O problema da desertificação do interior tem várias leituras. Ou seja, quando nós falamos em desertificação, nós podemos falar da desertificação enquanto universo físico, enquanto despovoamento e enquanto falta de expectativas das pessoas que lá vivem. Ou seja, temos três universos em que as políticas públicas têm sido pouco ativas. Quando nós olhamos para a desertificação em termos físicos, nós constatamos que vamos tendo cada vez mais território ameaçado pela desertificação física, portanto com graves problemas em termos do uso do próprio solo para atividades agrícolas, para atividades florestais, ou para atividades de natureza pecuária.

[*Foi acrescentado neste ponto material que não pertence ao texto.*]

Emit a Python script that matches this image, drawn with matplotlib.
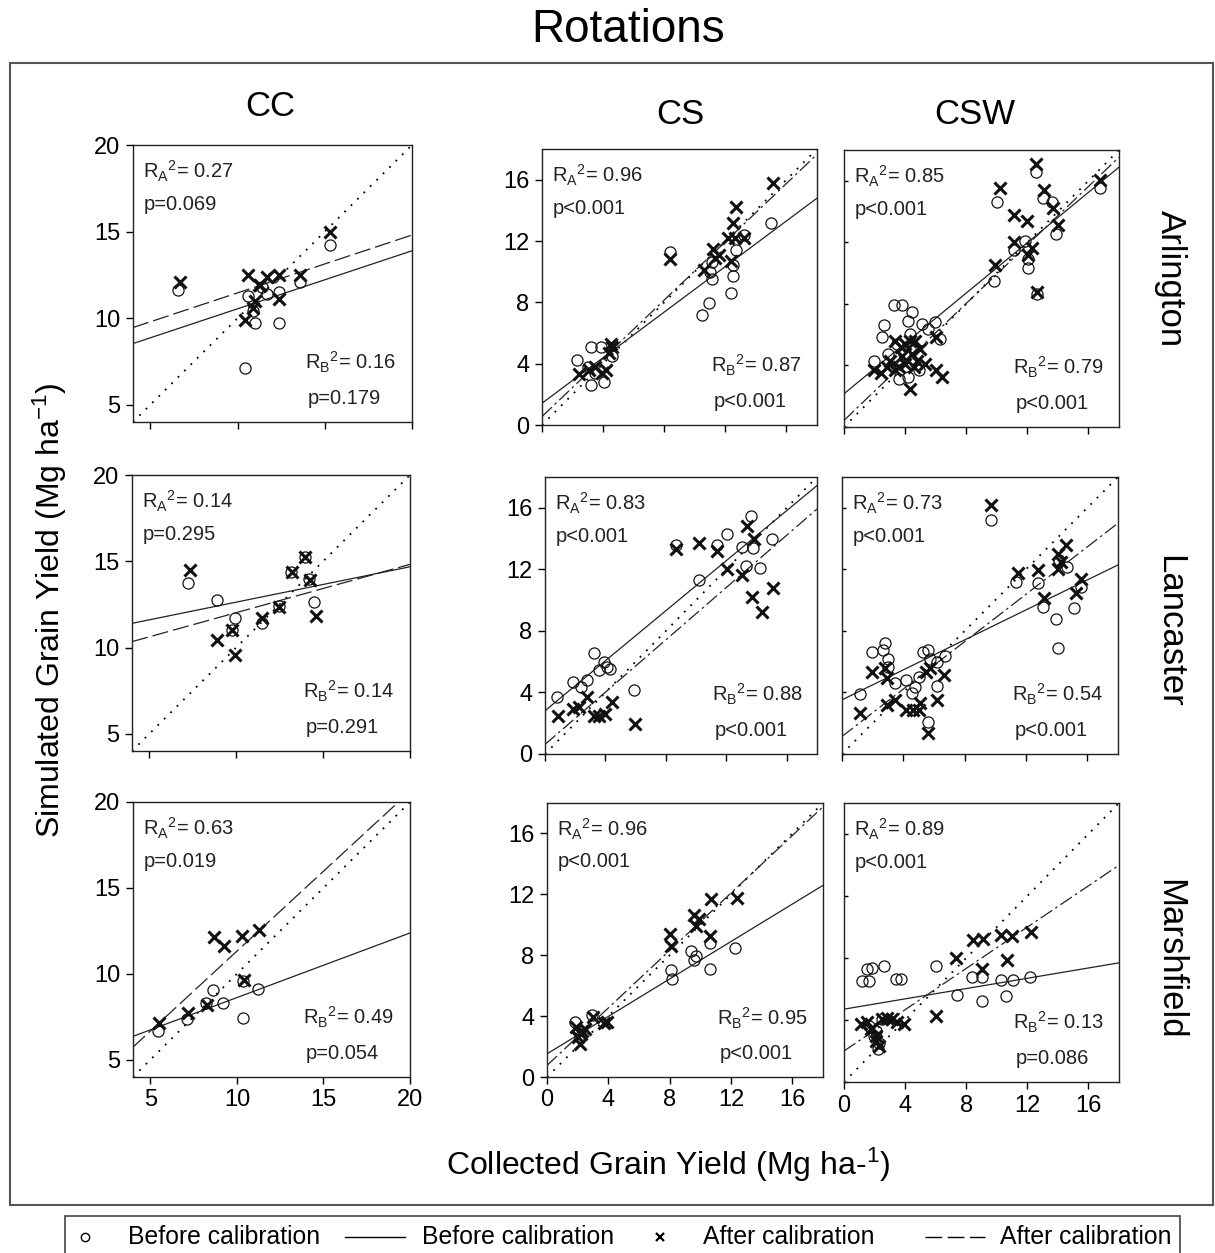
import numpy as np
import matplotlib
matplotlib.use("Agg")
import matplotlib.pyplot as plt
from matplotlib import font_manager
from matplotlib.patches import Rectangle
from matplotlib.lines import Line2D

plt.rcParams['font.family'] = ['Liberation Sans', 'DejaVu Sans']
plt.rcParams['mathtext.default'] = 'regular'

sites = ["Arlington", "Lancaster", "Marshfield"]
rotations = ["CC", "CS", "CSW"]

# ---- data (before = circles, after = crosses) ----
cc_arl_bx = [6.6, 10.6, 11.0, 10.4, 12.35, 11.7, 12.4, 10.9, 13.6, 15.3, 11.4, 12.05]
cc_arl_by = [11.65, 11.3, 9.7, 7.1, 9.7, 11.4, 11.5, 10.4, 12.1, 14.2, 11.8, 12.4]
cc_arl_ax = [6.7, 15.3, 10.6, 11.7, 12.4, 13.6, 11.2, 11.0, 10.9, 10.4, 12.4, 11.3]
cc_arl_ay = [12.1, 15.0, 12.5, 12.4, 12.5, 12.5, 11.9, 11.0, 10.6, 9.9, 11.1, 11.9]

cs_arl_bx = [2.26, 3.2, 3.2, 4.07, 3.85, 3.0, 3.5, 4.6, 8.4, 10.5, 10.96, 11.1, 11.0, 12.4,
             12.5, 12.7, 13.2, 15.0, 12.5, 11.1]
cs_arl_by = [4.25, 5.1, 2.6, 2.8, 5.1, 3.8, 3.4, 4.5, 11.26, 7.2, 7.95, 9.5, 10.0, 8.6,
             9.7, 11.4, 12.4, 13.2, 10.45, 10.6]
cs_arl_ax = [2.4, 3.1, 3.5, 3.95, 4.2, 4.5, 4.6, 4.4, 8.4, 10.6, 11.2, 11.6, 11.35, 12.4,
             12.5, 12.7, 12.65, 13.2, 12.2, 15.15]
cs_arl_ay = [3.3, 3.6, 3.8, 3.4, 3.6, 5.3, 5.1, 4.7, 10.8, 10.1, 11.5, 11.1, 10.9, 10.7,
             13.2, 14.2, 12.2, 12.2, 12.2, 15.8]

csw_arl_bx = [10.0, 12.55, 16.75, 13.05, 13.6, 13.9, 11.1, 11.85, 12.05, 12.05, 9.8, 12.6,
              3.25, 3.8, 4.45, 4.2, 2.6, 2.5, 5.1, 5.95, 6.3, 5.5, 1.95, 3.6, 4.2, 4.9,
              3.5, 4.3, 3.9, 2.9]
csw_arl_by = [14.6, 16.6, 15.5, 14.9, 14.6, 12.55, 11.5, 12.1, 10.9, 10.3, 9.5, 8.65,
              7.9, 7.9, 7.45, 6.9, 6.6, 5.85, 6.7, 6.8, 5.7, 6.4, 4.3, 3.15, 3.25, 3.7,
              5.4, 6.05, 4.75, 4.75]
csw_arl_ax = [12.55, 10.2, 13.1, 16.75, 13.7, 14.0, 11.1, 11.95, 11.1, 12.3, 12.05, 9.9,
              12.6, 1.95, 2.8, 3.35, 3.7, 4.35, 4.45, 4.75, 4.0, 3.35, 5.3, 6.0, 6.4,
              4.35, 6.0, 4.65, 4.0, 3.0, 3.8, 4.6, 5.0, 2.4, 3.6]
csw_arl_ay = [17.1, 15.5, 15.4, 16.05, 14.2, 13.1, 13.75, 13.4, 12.0, 11.6, 11.15, 10.5,
              8.75, 3.7, 3.9, 3.7, 5.2, 5.6, 4.75, 4.3, 4.1, 5.6, 4.1, 3.7, 3.25,
              2.5, 5.85, 5.6, 5.4, 4.3, 4.6, 3.9, 5.1, 3.5, 3.9]

cc_lan_bx = [7.23, 8.88, 9.95, 11.5, 12.48, 13.15, 13.93, 14.2, 14.5, 9.76]
cc_lan_by = [13.76, 12.76, 11.7, 11.4, 12.4, 14.4, 15.27, 14.0, 12.66, 11.0]
cc_lan_ax = [7.33, 8.88, 9.76, 9.95, 11.5, 12.48, 13.2, 13.97, 14.22, 14.6]
cc_lan_ay = [14.5, 10.44, 11.0, 9.57, 11.7, 12.37, 14.4, 15.27, 13.9, 11.8]

cs_lan_bx = [0.8, 1.83, 2.77, 3.25, 3.57, 3.9, 4.33, 4.07, 2.37, 5.86, 8.7, 10.2, 11.35,
             12.07, 13.05, 13.6, 13.75, 13.3, 14.25, 15.0]
cs_lan_by = [3.7, 4.68, 4.84, 6.58, 5.45, 6.0, 5.5, 5.66, 4.36, 4.18, 13.55, 11.33, 13.6,
             14.3, 13.44, 15.47, 13.4, 12.2, 12.1, 14.0]
cs_lan_ax = [0.85, 1.83, 2.27, 2.8, 3.25, 3.57, 3.94, 4.44, 5.97, 8.7, 10.2, 11.4, 12.07,
             13.05, 13.38, 13.8, 13.7, 14.36, 15.12]
cs_lan_ay = [2.5, 2.94, 3.05, 3.7, 2.5, 2.5, 2.6, 3.38, 1.96, 13.33, 13.73, 13.2, 12.0,
             11.66, 14.8, 14.0, 10.17, 9.2, 10.78]

csw_lan_bx = [9.74, 1.15, 1.95, 2.7, 2.8, 2.97, 3.0, 4.2, 4.55, 4.76, 5.0, 5.3, 5.63, 5.74,
              6.17, 6.2, 6.7, 5.63, 3.46, 11.36, 12.77, 13.1, 13.96, 14.07, 14.7, 14.18,
              15.15, 15.58]
csw_lan_by = [15.2, 3.9, 6.65, 6.76, 7.2, 6.2, 5.68, 4.8, 3.95, 4.38, 5.0, 6.65, 6.76, 6.2,
              6.0, 4.4, 6.4, 2.1, 4.6, 11.2, 11.1, 9.57, 8.8, 6.87, 12.16, 12.6,
              9.46, 10.86]
csw_lan_ax = [9.74, 1.15, 1.95, 2.8, 2.92, 2.92, 3.46, 4.2, 4.65, 5.0, 5.1, 5.5, 5.74, 6.65,
              6.17, 5.63, 11.47, 12.77, 13.2, 14.07, 14.28, 14.6, 15.26, 15.58, 14.07]
csw_lan_ay = [16.15, 2.66, 5.36, 5.57, 4.92, 3.2, 3.52, 2.87, 2.87, 2.87, 3.3, 5.36, 5.57,
              5.14, 3.52, 1.36, 11.73, 11.94, 10.15, 13.0, 12.48, 13.56, 10.43, 11.4, 12.05]

cc_mar_bx = [5.42, 7.12, 8.23, 8.62, 9.19, 10.38, 10.38, 11.21]
cc_mar_by = [6.68, 7.35, 8.32, 9.09, 8.32, 7.45, 9.58, 9.13]
cc_mar_ax = [5.48, 7.15, 8.27, 8.65, 9.23, 10.29, 10.42, 11.25]
cc_mar_ay = [7.16, 7.74, 8.17, 12.12, 11.6, 12.22, 9.67, 12.57]

cs_mar_bx = [1.85, 2.0, 2.13, 2.95, 8.07, 8.13, 9.38, 9.7, 10.64, 10.64, 12.24, 9.6]
cs_mar_by = [3.6, 3.05, 2.6, 4.1, 7.0, 6.43, 8.28, 7.95, 7.08, 8.82, 8.5, 7.7]
cs_mar_ax = [1.9, 2.13, 2.24, 2.5, 3.0, 3.74, 3.9, 8.0, 8.07, 9.6, 9.7, 9.93, 10.7, 10.64,
             12.4, 2.0, 2.3]
cs_mar_ay = [3.27, 2.18, 2.83, 3.16, 3.92, 3.53, 3.6, 9.37, 8.6, 10.63, 9.91, 10.35, 11.72,
             9.26, 11.76, 2.6, 3.0]

csw_mar_bx = [1.2, 1.64, 1.53, 1.86, 2.62, 3.38, 3.71, 6.0, 7.42, 8.41, 9.06, 9.06, 10.26,
              10.6, 11.03, 12.18, 1.64, 1.97, 2.29, 2.25, 2.07, 2.5]
csw_mar_by = [6.53, 6.53, 7.28, 7.33, 7.5, 6.64, 6.64, 7.5, 5.6, 6.75, 6.75, 5.24, 6.6,
              5.56, 6.6, 6.75, 3.62, 2.97, 2.54, 2.11, 3.3, 4.05]
csw_mar_ax = [7.31, 8.45, 9.1, 10.26, 10.98, 12.23, 10.7, 9.06, 6.0, 1.09, 1.53, 1.86, 2.51,
              2.84, 3.17, 3.49, 3.93, 2.07, 2.29, 2.07, 1.75]
csw_mar_ay = [7.97, 9.16, 9.22, 9.48, 9.44, 9.7, 7.89, 7.28, 4.27, 3.73, 3.84, 3.51, 4.05,
              4.16, 4.05, 3.84, 3.73, 2.97, 2.33, 2.65, 3.4]

# regression lines (intercept, slope)
fit_before = [[(7.19, 0.335), (1.42, 0.743), (2.16, 0.818)],
              [(10.58, 0.205), (2.81, 0.813), (3.52, 0.487)],
              [(4.86, 0.376), (1.52, 0.615), (4.70, 0.166)]]
fit_after = [[(8.12, 0.334), (0.55, 0.95), (0.43, 0.95)],
             [(9.22, 0.28), (0.62, 0.85), (1.14, 0.77)],
             [(2.02, 0.93), (0.76, 0.944), (2.00, 0.666)]]

ra2 = [["0.27", "0.96", "0.85"], ["0.14", "0.83", "0.73"], ["0.63", "0.96", "0.89"]]
pa = [["p=0.069", "p<0.001", "p<0.001"], ["p=0.295", "p<0.001", "p<0.001"],
      ["p=0.019", "p<0.001", "p<0.001"]]
rb2 = [["0.16", "0.87", "0.79"], ["0.14", "0.88", "0.54"], ["0.49", "0.95", "0.13"]]
pb = [["p=0.179", "p<0.001", "p<0.001"], ["p=0.291", "p<0.001", "p<0.001"],
      ["p=0.054", "p<0.001", "p=0.086"]]

points = [
    [(cc_arl_bx, cc_arl_by, cc_arl_ax, cc_arl_ay), (cs_arl_bx, cs_arl_by, cs_arl_ax, cs_arl_ay),
     (csw_arl_bx, csw_arl_by, csw_arl_ax, csw_arl_ay)],
    [(cc_lan_bx, cc_lan_by, cc_lan_ax, cc_lan_ay), (cs_lan_bx, cs_lan_by, cs_lan_ax, cs_lan_ay),
     (csw_lan_bx, csw_lan_by, csw_lan_ax, csw_lan_ay)],
    [(cc_mar_bx, cc_mar_by, cc_mar_ax, cc_mar_ay), (cs_mar_bx, cs_mar_by, cs_mar_ax, cs_mar_ay),
     (csw_mar_bx, csw_mar_by, csw_mar_ax, csw_mar_ay)],
]

# ---- layout (pixel boxes: left, top, right, bottom) ----
W, H = 1215, 1253
boxes = [[(133, 145, 412, 422), (542, 149, 817, 425), (844, 150, 1119, 427)],
         [(132, 475, 410, 751), (545, 477, 817, 754), (842, 477, 1118, 754)],
         [(133, 802, 410, 1077), (547, 803, 823, 1077), (844, 803, 1119, 1082)]]

fig = plt.figure(figsize=(W / 100, H / 100), dpi=100)

txt_col = '#222222'
for i in range(3):
    for j in range(3):
        l, t, r, b = boxes[i][j]
        ax = fig.add_axes([l / W, 1 - b / H, (r - l) / W, (b - t) / H])
        lim = (4, 20) if j == 0 else (0, 18)
        ax.set_xlim(lim)
        ax.set_ylim(lim)
        xs = np.array(lim, dtype=float)
        ax.plot(xs, xs, color='k', lw=1.3, linestyle=(0, (1, 4)))
        b0, b1 = fit_before[i][j]
        ax.plot(xs, b0 + b1 * xs, color='#222222', lw=0.9)
        a0, a1 = fit_after[i][j]
        dash = (0, (13, 4)) if j == 0 else (0, (11, 3, 2, 3))
        ax.plot(xs, a0 + a1 * xs, color='#222222', lw=0.9, linestyle=dash)
        bx, by, axx, ayy = points[i][j]
        ax.plot(bx, by, 'o', mfc='none', mec='#111111', ms=8, mew=0.9, zorder=3)
        ax.plot(axx, ayy, 'x', color='#111111', ms=9, mew=2.2, zorder=4)

        ticks = [5, 10, 15, 20] if j == 0 else [0, 4, 8, 12, 16]
        ax.set_xticks(ticks)
        ax.set_yticks(ticks)
        ax.tick_params(direction='out', length=5, width=1, labelsize=17, pad=4)
        if i < 2:
            ax.tick_params(labelbottom=False)
        if j == 2:
            ax.tick_params(axis='y', labelleft=False, direction='in', length=3)
        for s in ax.spines.values():
            s.set_linewidth(1.0)
            s.set_color('#222222')

        fs = 14.5
        ax.text(0.035, 0.905, r"R$_A$$^2$= " + ra2[i][j], transform=ax.transAxes,
                fontsize=fs, va='center', color=txt_col)
        ax.text(0.04, 0.785, pa[i][j], transform=ax.transAxes,
                fontsize=fs, va='center', color=txt_col)
        ax.text(0.615, 0.215, r"R$_B$$^2$= " + rb2[i][j], transform=ax.transAxes,
                fontsize=fs, va='center', color=txt_col)
        ax.text(0.625, 0.085, pb[i][j], transform=ax.transAxes,
                fontsize=fs, va='center', color=txt_col)

# ---- titles and labels ----
fig.text(628 / W, 1 - 30 / H, "Rotations", ha='center', va='center', fontsize=33)
for name, (x, y) in zip(rotations, [(270, 107), (680, 115), (975, 115)]):
    fig.text(x / W, 1 - y / H, name, ha='center', va='center', fontsize=25)
for name, y in zip(sites, [279, 631, 959]):
    fig.text(1170 / W, 1 - y / H, name, ha='center', va='center', fontsize=25, rotation=-90)
fig.text(50 / W, 1 - 610 / H, "Simulated Grain Yield (Mg ha$^{-1}$)", ha='center', va='center',
         fontsize=23, rotation=90)
fig.text(668 / W, 1 - 1165 / H, "Collected Grain Yield (Mg ha-$^{1}$)", ha='center', va='center',
         fontsize=23)

# outer frame
fig.add_artist(Rectangle((10 / W, 1 - 1205 / H), (1213 - 10) / W, (1205 - 63) / H,
                         transform=fig.transFigure, fill=False, ec='#555555', lw=1.5))

# ---- legend ----
try:
    font_manager.findfont("Liberation Sans Narrow", fallback_to_default=False)
    leg_font, leg_size = ["Liberation Sans Narrow", "Liberation Sans"], 21
except ValueError:
    leg_font, leg_size = ["Liberation Sans", "DejaVu Sans"], 17.8

fig.add_artist(Rectangle((65 / W, 1 - 1270 / H), (1180 - 65) / W, (1270 - 1216) / H,
                         transform=fig.transFigure, fill=False, ec='#444444', lw=1.2,
                         clip_on=False))
yc = 1 - 1237 / H
fig.add_artist(Line2D([85 / W], [yc], marker='o', mfc='none', mec='k', ms=6, mew=1.0,
                      transform=fig.transFigure))
fig.add_artist(Line2D([345 / W, 405 / W], [yc, yc], color='k', lw=1.0,
                      transform=fig.transFigure))
fig.add_artist(Line2D([660 / W], [yc], marker='x', color='k', ms=6, mew=1.6,
                      transform=fig.transFigure))
fig.add_artist(Line2D([925 / W, 985 / W], [yc, yc], color='k', lw=1.0,
                      linestyle=(0, (12, 4)), transform=fig.transFigure))
for x, label in zip([128, 422, 703, 1000],
                    ["Before calibration", "Before calibration", "After calibration",
                     "After calibration"]):
    fig.text(x / W, yc, label, ha='left', va='center', fontsize=leg_size, family=leg_font)

fig.savefig("out.png", dpi=100)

Quando nós falamos do despovoamento, isso está comprovado com a realidade concreta dos censos, ou seja, nós regressámos a um universo em termos de povoamento que é muito semelhante ao universo que verificámos nas décadas de 1960 e 1970, quando saíram levas muito significativas de pessoas para a emigração europeia. Nós hoje estamos a verificar, em grande parte do território, uma redução muito significativa da população que aí reside. Acompanhada também de um envelhecimento. E depois temos o problema do futuro das pessoas que vivem no interior, ou seja, nós ainda temos muitas pessoas que vivem no interior, muitas famílias, com uma realidade simbólica que é a de viverem longe das oportunidades. Portanto é para aqui que nós temos que encontrar também linhas de política que façam cidade no interior. Um dos grandes problemas que hoje se colocam aos jovens é terem a sensação de que estão na cidade, a sensação de que integram um universo mais amplo, a sensação de que as oportunidades lhes chegam. Esse é um dos problemas que leva a que as pessoas saiam, a sensação de pertencer à cidade. Não é um problema típico de Portugal, é um problema que se está a consagrar em muitos territórios, a ONU prevê um crescimento das cidades, até 2050, que pode chegar em alguns territórios a 60% da população de cada país, ou mais. Temos uma realidade de consagração da cidade como elemento simbólico da vida.